The traced program is executed normally, except that every jump instruction is modified exactly as in the given trace routine: its address field is replaced by JUMP. No register dump is performed after ordinary instructions, and no attempt is made to preserve all registers, since the only required information is the transfer of control.

At JUMP, the routine first determines whether the jump actually occurred. Conditional jumps that fail merely continue at the next instruction and should produce no output. The mechanism in lines 40-47 already distinguishes these cases. If the jump is not taken, execution resumes sequentially.

If the jump is taken, the routine writes the pair

$$ (x,y) $$

to an output buffer, where $x$ is obtained from PREG(0:2) and $y$ is the destination address in the A-register after execution of the modified jump. After recording the pair, execution resumes at location $y$.

The resulting control structure is:

  1. Execute non-jump instructions directly.
  2. Replace each jump instruction by a transfer to JUMP.
  3. At JUMP, determine whether the jump was taken.
  4. If not taken, continue with the next sequential instruction.
  5. If taken, output

$$ (PREG(0:2), rA), $$

then continue execution at the address in $rA$.
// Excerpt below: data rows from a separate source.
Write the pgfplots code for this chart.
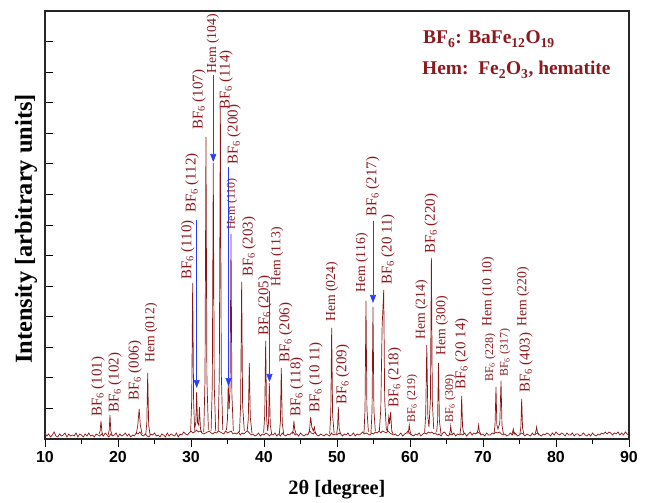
\documentclass[border=0pt]{standalone}
\usepackage{fontspec}
\setmainfont{Liberation Serif}
\setsansfont{Liberation Sans}
\usepackage{pgfplots}
\pgfplotsset{compat=1.18}
\usetikzlibrary{arrows.meta}
\definecolor{dred}{RGB}{140,22,22}
\definecolor{dtext}{RGB}{140,25,30}
\definecolor{arr}{RGB}{40,60,255}
\newcommand{\lbl}[4]{\node[rotate=90,anchor=west,inner sep=0pt,font=#4,text=dtext] at (axis cs:#1,#2) {#3};}
\newcommand{\fa}{\fontsize{15}{15}\selectfont}
\newcommand{\fb}{\fontsize{13.8}{13.8}\selectfont}
\newcommand{\fc}{\fontsize{12}{12}\selectfont}
\begin{document}
\begin{tikzpicture}
\begin{axis}[
  at={(0,0)}, anchor=south west,
  scale only axis, width=584bp, height=428bp,
  xmin=10, xmax=90, ymin=0, ymax=428,
  clip=false,
  axis line style={line width=1.1pt, black!85},
  xtick={10,20,...,90}, minor xtick={15,25,...,85},
  xtick pos=bottom, xtick align=outside,
  ytick={30.57,61.14,91.71,122.29,152.86,183.43,214,244.57,275.14,305.71,336.29,366.86,397.43},
  yticklabels={}, ytick pos=left, ytick align=inside,
  major tick length=8bp, minor tick length=4.5bp,
  every tick/.style={black, line width=0.9pt},
  /pgf/number format/assume math mode=true,
  tick label style={font=\sffamily\bfseries\fontsize{16}{16}\selectfont},
  xticklabel style={yshift=-1bp},
  unbounded coords=jump,
  xlabel={2θ [degree]},
  ylabel={Intensity [arbitrary units]},
  xlabel style={at={(axis description cs:0.5,-0.119)}, anchor=center, font=\bfseries\fontsize{20.5}{20.5}\selectfont},
  ylabel style={at={(axis description cs:-0.0325,0.4907)}, anchor=center, font=\bfseries\fontsize{24.5}{24.5}\selectfont},
]
% baseline noise
\addplot[dred, line width=0.7pt] coordinates {
(10,6)(10.25,3)(10.5,5)(10.75,2)(11,4)(11.25,7)(11.5,3)(11.75,2)
(12,5)(12.25,3)(12.5,4)(12.75,6)(13,2)(13.25,5)(13.5,3)(13.75,4)
(14,3)(14.25,6)(14.5,2)(14.75,5)(15,4)(15.25,2)(15.5,5)(15.75,3)
(16,6)(16.25,3)(16.5,4)(16.75,2)(17,5)(17.25,4)(17.5,3)(17.75,5)
(18,3)(18.25,6)(18.5,4)(18.75,2)(19,5)(19.25,3)(19.5,4)(19.75,6)
(20,2)(20.25,5)(20.5,3)(20.75,4)(21,6)(21.25,3)(21.5,5)(21.75,2)
(22,4)(22.25,3)(22.5,6)(22.75,5)(23,7)(23.25,4)(23.5,3)(23.75,5)
(24,3)(24.25,2)(24.5,5)(24.75,4)(25,6)(25.25,3)(25.5,4)(25.75,2)
(26,5)(26.25,4)(26.5,2)(26.75,6)(27,3)(27.25,5)(27.5,4)(27.75,3)
(28,6)(28.25,2)(28.5,5)(28.75,4)(29,7)(29.25,5)(29.5,4)(29.75,6)
(30,8)(30.25,6)(30.5,7)(30.75,9)(31,7)(31.25,8)(31.5,6)(31.75,5)
(32,6)(32.25,7)(32.5,8)(32.75,6)(33,5)(33.25,7)(33.5,6)(33.75,8)
(34,7)(34.25,6)(34.5,5)(34.75,8)(35,6)(35.25,7)(35.5,8)(35.75,5)
(36,6)(36.25,5)(36.5,7)(36.75,4)(37,6)(37.25,5)(37.5,7)(37.75,8)
(38,6)(38.25,4)(38.5,5)(38.75,3)(39,4)(39.25,6)(39.5,3)(39.75,5)
(40,4)(40.25,6)(40.5,5)(40.75,3)(41,5)(41.25,4)(41.5,6)(41.75,3)
(42,5)(42.25,3)(42.5,6)(42.75,4)(43,3)(43.25,5)(43.5,4)(43.75,6)
(44,7)(44.25,4)(44.5,5)(44.75,3)(45,6)(45.25,4)(45.5,3)(45.75,5)
(46,4)(46.25,8)(46.5,6)(46.75,5)(47,7)(47.25,4)(47.5,3)(47.75,5)
(48,4)(48.25,3)(48.5,5)(48.75,4)(49,3)(49.25,6)(49.5,4)(49.75,5)
(50,4)(50.25,6)(50.5,5)(50.75,3)(51,5)(51.25,4)(51.5,6)(51.75,3)
(52,4)(52.25,6)(52.5,3)(52.75,5)(53,4)(53.25,5)(53.5,7)(53.75,5)
(54,6)(54.25,5)(54.5,4)(54.75,6)(55,5)(55.25,7)(55.5,6)(55.75,8)
(56,6)(56.25,8)(56.5,7)(56.75,6)(57,8)(57.25,6)(57.5,5)(57.75,4)
(58,5)(58.25,3)(58.5,4)(58.75,6)(59,3)(59.25,5)(59.5,6)(59.75,8)
(60,5)(60.25,4)(60.5,3)(60.75,5)(61,4)(61.25,6)(61.5,3)(61.75,5)
(62,6)(62.25,5)(62.5,7)(62.75,6)(63,7)(63.25,5)(63.5,6)(63.75,4)
(64,5)(64.25,3)(64.5,6)(64.75,7)(65,4)(65.25,3)(65.5,5)(65.75,4)
(66,6)(66.25,3)(66.5,5)(66.75,4)(67,5)(67.25,4)(67.5,6)(67.75,3)
(68,5)(68.25,7)(68.5,4)(68.75,6)(69,5)(69.25,7)(69.5,6)(69.75,4)
(70,5)(70.25,3)(70.5,6)(70.75,4)(71,4)(71.25,6)(71.5,5)(71.75,7)
(72,6)(72.25,7)(72.5,5)(72.75,4)(73,5)(73.25,3)(73.5,4)(73.75,6)
(74,4)(74.25,7)(74.5,5)(74.75,3)(75,4)(75.25,6)(75.5,5)(75.75,3)
(76,5)(76.25,4)(76.5,3)(76.75,6)(77,4)(77.25,5)(77.5,6)(77.75,4)
(78,3)(78.25,5)(78.5,4)(78.75,6)(79,5)(79.25,3)(79.5,6)(79.75,4)
(80,7)(80.25,5)(80.5,4)(80.75,6)(81,5)(81.25,3)(81.5,6)(81.75,4)
(82,4)(82.25,6)(82.5,3)(82.75,5)(83,5)(83.25,3)(83.5,4)(83.75,6)
(84,4)(84.25,3)(84.5,5)(84.75,3)(85,6)(85.25,4)(85.5,3)(85.75,5)
(86,4)(86.25,6)(86.5,5)(86.75,7)(87,5)(87.25,7)(87.5,6)(87.75,4)
(88,6)(88.25,5)(88.5,7)(88.75,4)(89,6)(89.25,4)(89.5,7)(89.75,5)
(90,3)
};
% peaks
\addplot[dred, line width=0.7pt] coordinates {
(17.4,5)(17.55,8)(17.67,18)(17.8,7)(17.95,4)(18,nan)
(18.65,4)(18.8,9)(18.9,24)(19.02,8)(19.2,4)(19.3,nan)
(22.5,5)(22.7,13)(22.9,30)(23.05,14)(23.3,5)(23.4,nan)
(23.8,5)(23.95,16)(24.07,66)(24.2,14)(24.4,4)(24.5,nan)
(29.95,7)(30.1,40)(30.23,156)(30.36,36)(30.5,10)(30.67,17)(30.77,47)(30.9,16)(31.05,14)(31.15,32)(31.3,10)(31.5,6)(31.6,nan)
(31.75,7)(31.92,60)(32.05,302)(32.18,60)(32.38,9)(32.5,nan)
(32.75,8)(32.92,55)(33.05,276)(33.18,55)(33.38,8)(33.5,nan)
(33.72,8)(33.88,65)(34.02,331)(34.15,66)(34.35,9)(34.5,nan)
(34.85,9)(35.0,20)(35.1,56)(35.22,30)(35.35,50)(35.48,205)(35.6,45)(35.8,8)(35.9,nan)
(36.65,7)(36.8,35)(36.94,157)(37.07,34)(37.3,8)(37.4,nan)
(37.7,8)(37.85,20)(37.99,76)(38.12,22)(38.35,6)(38.4,nan)
(39.95,6)(40.1,24)(40.23,98)(40.36,20)(40.5,8)(40.62,16)(40.73,56)(40.86,14)(41.05,5)(41.1,nan)
(42.1,5)(42.25,18)(42.37,71)(42.5,16)(42.7,5)(42.8,nan)
(43.85,5)(44.0,9)(44.1,18)(44.2,10)(44.4,5)(44.5,nan)
(46.1,5)(46.25,10)(46.4,22)(46.55,12)(46.75,8)(46.9,12)(47.05,5)(47.1,nan)
(49.0,5)(49.15,26)(49.27,111)(49.4,24)(49.6,6)(49.7,nan)
(49.95,5)(50.08,12)(50.18,32)(50.3,10)(50.5,5)(50.6,nan)
(53.7,6)(53.84,30)(53.97,138)(54.1,30)(54.3,7)(54.4,nan)
(54.65,6)(54.8,28)(54.93,132)(55.06,28)(55.25,8)(55.3,nan)
(55.8,8)(56.0,30)(56.18,112)(56.4,149)(56.53,40)(56.75,10)(56.9,8)(57.1,22)(57.2,15)(57.35,27)(57.5,8)(57.7,5)(57.8,nan)
(59.7,5)(59.82,9)(59.9,14)(60.0,8)(60.2,4)(60.3,nan)
(62.0,6)(62.15,24)(62.3,94)(62.45,22)(62.6,12)(62.8,40)(62.93,181)(63.06,38)(63.25,10)(63.3,nan)
(63.65,7)(63.78,18)(63.9,76)(64.03,18)(64.25,5)(64.3,nan)
(65.38,4)(65.5,8)(65.58,13)(65.68,7)(65.85,4)(65.9,nan)
(66.85,5)(66.97,12)(67.08,43)(67.2,12)(67.4,5)(67.5,nan)
(69.15,5)(69.3,9)(69.4,14)(69.5,8)(69.7,5)(69.8,nan)
(71.5,5)(71.65,14)(71.78,52)(71.9,14)(72.05,10)(72.3,16)(72.47,58)(72.6,14)(72.8,5)(72.9,nan)
(73.95,4)(74.05,7)(74.15,10)(74.25,6)(74.45,4)(74.5,nan)
(75.05,5)(75.18,11)(75.3,40)(75.42,11)(75.6,5)(75.7,nan)
(77.1,4)(77.25,8)(77.35,12)(77.45,7)(77.65,4)
};
% arrows
\draw[arr, line width=0.6pt, -{Triangle[width=6bp,length=8bp]}] (axis cs:30.78,219) -- (axis cs:30.78,51);
\draw[arr, line width=0.6pt, -{Triangle[width=6bp,length=8bp]}] (axis cs:33.05,364) -- (axis cs:33.05,277);
\draw[arr, line width=0.6pt, -{Triangle[width=6bp,length=8bp]}] (axis cs:35.14,272) -- (axis cs:35.14,53);
\draw[arr, line width=0.6pt, -{Triangle[width=6bp,length=8bp]}] (axis cs:40.75,148) -- (axis cs:40.75,57);
\draw[arr, line width=0.6pt, -{Triangle[width=6bp,length=8bp]}] (axis cs:54.93,218) -- (axis cs:54.93,136);
% labels
\lbl{17.26}{22}{BF\textsubscript{6} (101)}{\fa}
\lbl{19.59}{26}{BF\textsubscript{6} (102)}{\fa}
\lbl{22.33}{38}{BF\textsubscript{6} (006)}{\fa}
\lbl{24.52}{76}{Hem (012)}{\fb}
\lbl{29.55}{159}{BF\textsubscript{6} (110)}{\fa}
\lbl{30.14}{226}{BF\textsubscript{6} (112)}{\fa}
\lbl{31.1}{309}{BF\textsubscript{6} (107)}{\fa}
\lbl{33.0}{365}{Hem (104)}{\fb}
\lbl{34.8}{329}{BF\textsubscript{6} (114)}{\fa}
\lbl{35.9}{274}{BF\textsubscript{6} (200)}{\fa}
\lbl{35.6}{209}{Hem (110)}{\fc}
\lbl{37.95}{162}{BF\textsubscript{6} (203)}{\fa}
\lbl{40.1}{103}{BF\textsubscript{6} (205)}{\fa}
\lbl{41.8}{152}{Hem (113)}{\fb}
\lbl{43.0}{76}{BF\textsubscript{6} (206)}{\fa}
\lbl{44.5}{22}{BF\textsubscript{6} (118)}{\fa}
\lbl{47.1}{26}{BF\textsubscript{6} (10 11)}{\fa}
\lbl{49.3}{117}{Hem (024)}{\fb}
\lbl{50.8}{34}{BF\textsubscript{6} (209)}{\fa}
\lbl{53.4}{146}{Hem (116)}{\fb}
\lbl{54.9}{222}{BF\textsubscript{6} (217)}{\fa}
\lbl{57.0}{154}{BF\textsubscript{6} (20 11)}{\fa}
\lbl{57.9}{31}{BF\textsubscript{6} (218)}{\fa}
\lbl{60.3}{16}{BF\textsubscript{6} (219)}{\fc}
\lbl{61.6}{99}{Hem (214)}{\fb}
\lbl{62.9}{185}{BF\textsubscript{6} (220)}{\fa}
\lbl{64.4}{83}{Hem (300)}{\fb}
\lbl{65.5}{16}{BF\textsubscript{6} (309)}{\fc}
\lbl{67.1}{49}{BF\textsubscript{6} (20 14)}{\fa}
\lbl{71.0}{57}{BF\textsubscript{6} (228)}{\fc}
\lbl{70.7}{112}{Hem (10 10)}{\fb}
\lbl{73.0}{62}{BF\textsubscript{6} (317)}{\fc}
\lbl{75.9}{46}{BF\textsubscript{6} (403)}{\fa}
\lbl{75.5}{112}{Hem (220)}{\fb}
% legend text
\node[anchor=base west, inner sep=0pt, text=dtext, font=\bfseries\fontsize{19.5}{19.5}\selectfont] at (axis cs:61.78,395) {BF\textsubscript{6}: BaFe\textsubscript{12}O\textsubscript{19}};
\node[anchor=base west, inner sep=0pt, text=dtext, font=\bfseries\fontsize{19.5}{19.5}\selectfont] at (axis cs:61.65,364) {Hem:\ \ Fe\textsubscript{2}O\textsubscript{3}, hematite};
\end{axis}
\pgfresetboundingbox
\path (-45bp,-64bp) rectangle (602bp,439bp);
\end{tikzpicture}
\end{document}
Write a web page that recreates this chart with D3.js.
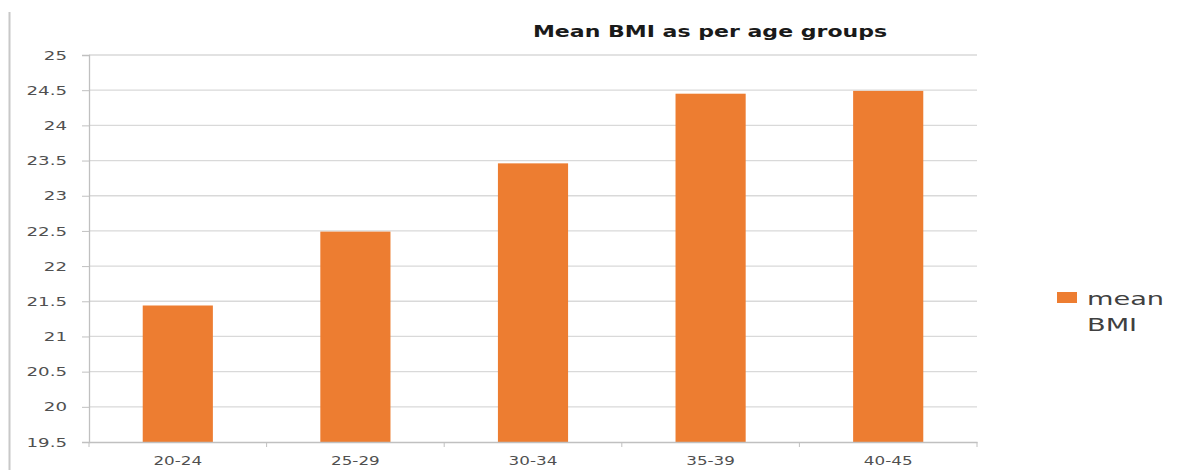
<!DOCTYPE html>
<html>
<head>
<meta charset="utf-8">
<script src="https://cdnjs.cloudflare.com/ajax/libs/d3/7.8.5/d3.min.js"></script>
<style>
  body { margin: 0; background: #fff; }
  svg { display: block; }
</style>
</head>
<body>
<svg id="chart" width="1184" height="470"></svg>
<script>
const ageGroups = ["20-24", "25-29", "30-34", "35-39", "40-45"];
const meanBmi = [21.44, 22.49, 23.46, 24.45, 24.49];
const yTicks = [19.5, 20, 20.5, 21, 21.5, 22, 22.5, 23, 23.5, 24, 24.5, 25];
const seriesName = ["mean", "BMI"];
const chartTitle = "Mean BMI as per age groups";

const svg = d3.select("#chart"),
      margin = {left: 89, right: 207, top: 55, bottom: 28},
      W = 1184, H = 470,
      iw = W - margin.left - margin.right,
      ih = H - margin.top - margin.bottom;

const fontFam = "'DejaVu Sans', Verdana, sans-serif",
      stretch = 1.4; // the source picture is widened, so text is too

// widen text horizontally, keeping its anchor where it was
const widen = function(sel, k) {
  sel.each(function() {
    let t = d3.select(this),
        tx = +t.attr("x") || 0;
    t.attr("x", tx / k).attr("transform", `scale(${k},1)`);
  });
};

// frame edge on the left
svg.append("line")
  .attr("x1", 9.5).attr("x2", 9.5)
  .attr("y1", 12).attr("y2", H)
  .attr("stroke", "#c8c8c8").attr("stroke-width", 2);

const x = d3.scaleBand().domain(ageGroups).range([0, iw]).padding(0);
const y = d3.scaleLinear().domain([19.5, 25]).range([ih, 0]);

const g = svg.append("g").attr("transform", `translate(${margin.left},${margin.top})`);

// gridlines
g.append("g")
  .selectAll("line")
  .data(yTicks.filter(t => t > 19.5))
  .join("line")
  .attr("x1", 0).attr("x2", iw)
  .attr("y1", d => y(d)).attr("y2", d => y(d))
  .attr("stroke", "#d9d9d9").attr("stroke-width", 1.3);

// y axis
const yAxis = g.append("g")
  .call(d3.axisLeft(y).tickValues(yTicks).tickFormat(d3.format("~g")).tickSize(7).tickPadding(15));
yAxis.select(".domain").attr("stroke", "#c0c0c0").attr("stroke-width", 1.3);
yAxis.selectAll(".tick line").attr("stroke", "#c0c0c0");
yAxis.selectAll("text")
  .attr("fill", "#505050")
  .style("font-family", fontFam)
  .style("font-size", "13px")
  .call(widen, stretch);

// bars
const barW = x.bandwidth() * 0.395;
g.append("g")
  .selectAll("rect")
  .data(ageGroups.map((a, i) => ({a, v: meanBmi[i]})))
  .join("rect")
  .attr("x", d => x(d.a) + x.bandwidth()/2 - barW/2)
  .attr("width", barW)
  .attr("y", d => y(d.v))
  .attr("height", d => y(19.5) - y(d.v))
  .attr("fill", "#ED7D31");

// x axis
const xAxis = g.append("g")
  .attr("transform", `translate(0,${ih})`)
  .call(d3.axisBottom(x).tickSize(0).tickPadding(14));
xAxis.select(".domain").attr("stroke", "#c0c0c0").attr("stroke-width", 1.3);
xAxis.selectAll("text")
  .attr("fill", "#505050")
  .style("font-family", fontFam)
  .style("font-size", "12px")
  .call(widen, stretch);

// boundary ticks on the x axis
g.append("g")
  .selectAll("line")
  .data(d3.range(ageGroups.length + 1))
  .join("line")
  .attr("x1", i => i * x.step()).attr("x2", i => i * x.step())
  .attr("y1", ih).attr("y2", ih + 5)
  .attr("stroke", "#c0c0c0");

// title
svg.append("text")
  .attr("x", 710).attr("y", 37)
  .attr("text-anchor", "middle")
  .attr("fill", "#1a1a1a")
  .style("font-family", fontFam)
  .style("font-weight", "bold")
  .style("font-size", "15px")
  .text(chartTitle)
  .call(widen, 1.47);

// legend
const lg = svg.append("g").attr("transform", "translate(1057,292)");
lg.append("rect").attr("width", 20).attr("height", 11).attr("fill", "#ED7D31");
lg.selectAll("text")
  .data(seriesName)
  .join("text")
  .attr("x", 30)
  .attr("y", (d, i) => 13 + i * 26)
  .attr("fill", "#404040")
  .style("font-family", fontFam)
  .style("font-size", "17px")
  .text(d => d)
  .call(widen, 1.6);
</script>
</body>
</html>
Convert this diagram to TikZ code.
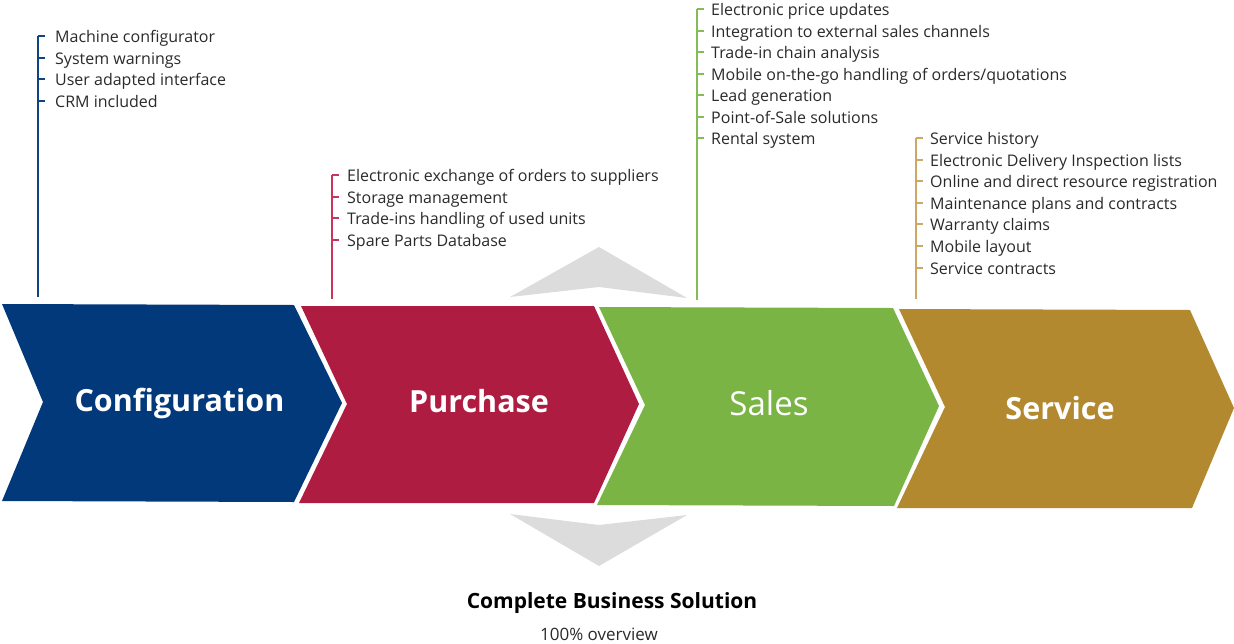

This method is efficient in both time and space. The trace output is proportional to the number of successful jumps rather than to the total number of instructions executed. Since ordinary programs contain long stretches of sequential execution punctuated by comparatively few transfers of control, the reduction in output may be substantial.

A subsequent routine can reconstruct the dynamic execution path from the sequence of pairs. Suppose the recorded sequence is

$$ (x_1,y_1),\ (x_2,y_2),\ \ldots,\ (x_n,y_n). $$

Then execution began at the initial location, proceeded sequentially until $x_1$, jumped to $y_1$, proceeded through

$$ y_1,\ y_1+1,\ \ldots,\ x_2, $$

jumped to $y_2$, and so on. Consequently the frequency with which each instruction was executed can be computed by counting how often each interval

$$ [y_i,x_{i+1}] $$

contains the instruction in question.

The principal economy comes from eliminating all information except the essential discontinuities in program flow. Since the ordinary trace routine spends most of its time writing voluminous register information, and since output dominates the running time, a jump trace routine can be substantially faster while requiring much less storage for the trace.